Ladies Lunch Bunch will meet next Wed. April 8th, at Noon at the Mt. View Station Restaurant in Center Ossipee, NH . Contact Dale Appleton for more information.

Food for thought from Frederick Buechner (originally published in Wishful Thinking)
The Lord's Supper is make-believe. You make believe that the one who breaks the bread and blesses the wine is not the plump parson who smells of Williams' Aqua Velva but Jesus of Nazareth. You make believe that the tasteless wafer and cheap port are his flesh and blood. You make believe that by swallowing them you are swallowing his life into your life and that there is nothing in earth or heaven more important for you to do than this.

It is a game you play because he said to play it.

"Do this in remembrance of me." Do this.

Play that it makes a difference. Play that it makes sense. If it seems a childish thing to do, do it in remembrance that you are a child.

Remember Max Beerbohm's Happy Hypocrite, in which a wicked man wore the mask of a saint to woo and win the saintly girl he loved. Years later, when a castoff girlfriend discovered the ruse, she challenged him to take off the mask in front of his beloved and show his face for the sorry thing it was. He did what he was told, only to discover that underneath the saint's mask, his face had become the face of a saint.
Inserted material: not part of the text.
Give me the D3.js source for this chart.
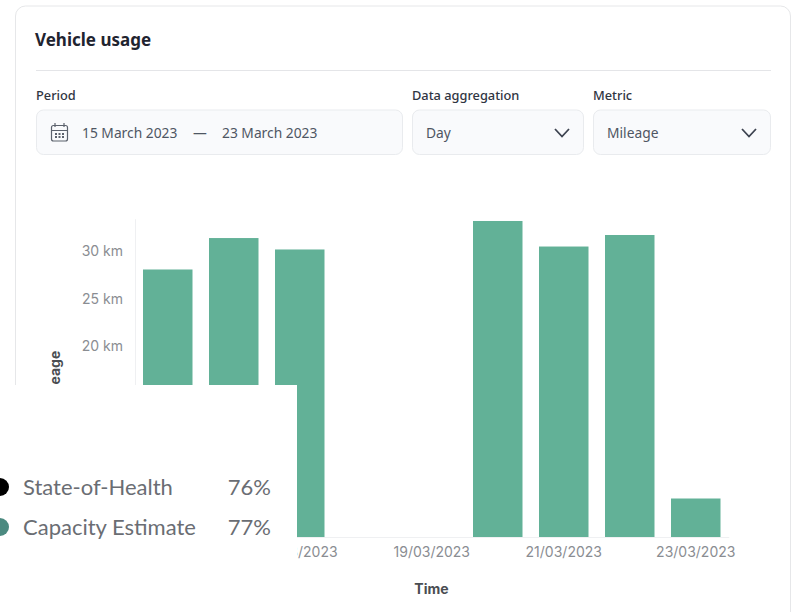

This same reenactment of the Last Supper is sometimes called the Eucharist, from a Greek word meaning "thanksgiving," that is, at the Last Supper itself Christ gave thanks, and on their part Christians have nothing for which to be more thankful.

It is also called the Mass, from missa, the word of dismissal used at the end of the Latin service. It is the end. It is over. All those long prayers and aching knees. Now back into the fresh air. Back home. Sunday dinner. Now life can begin again. Exactly.

It is also called Holy Communion because, when feeding at this implausible table, Christians believe that they are communing with the Holy One himself, his spirit enlivening their spirits, heating the blood, and gladdening the heart just the way wine, as spirits, can.

They are also, of course, communing with each other. To eat any meal together is to meet at the level of our most basic need. It is hard to preserve your dignity with butter on your chin, or to keep your distance when asking for the tomato ketchup.

To eat this particular meal together is to meet at the level of our most basic humanness, which involves our need not just for food but for each other. I need you to help fill my emptiness just as you need me to help fill yours. As for the emptiness that's still left over, well, we're in it together, or it in us. Maybe it's most of what makes us human and makes us brothers and sisters.

The next time you walk down the street, take a good look at every face you pass and in your mind say, "Christ died for thee." That girl. That slob. That phony. That crook. That saint. That damned fool. Christ died for thee. Take and eat this in remembrance that Christ died for thee.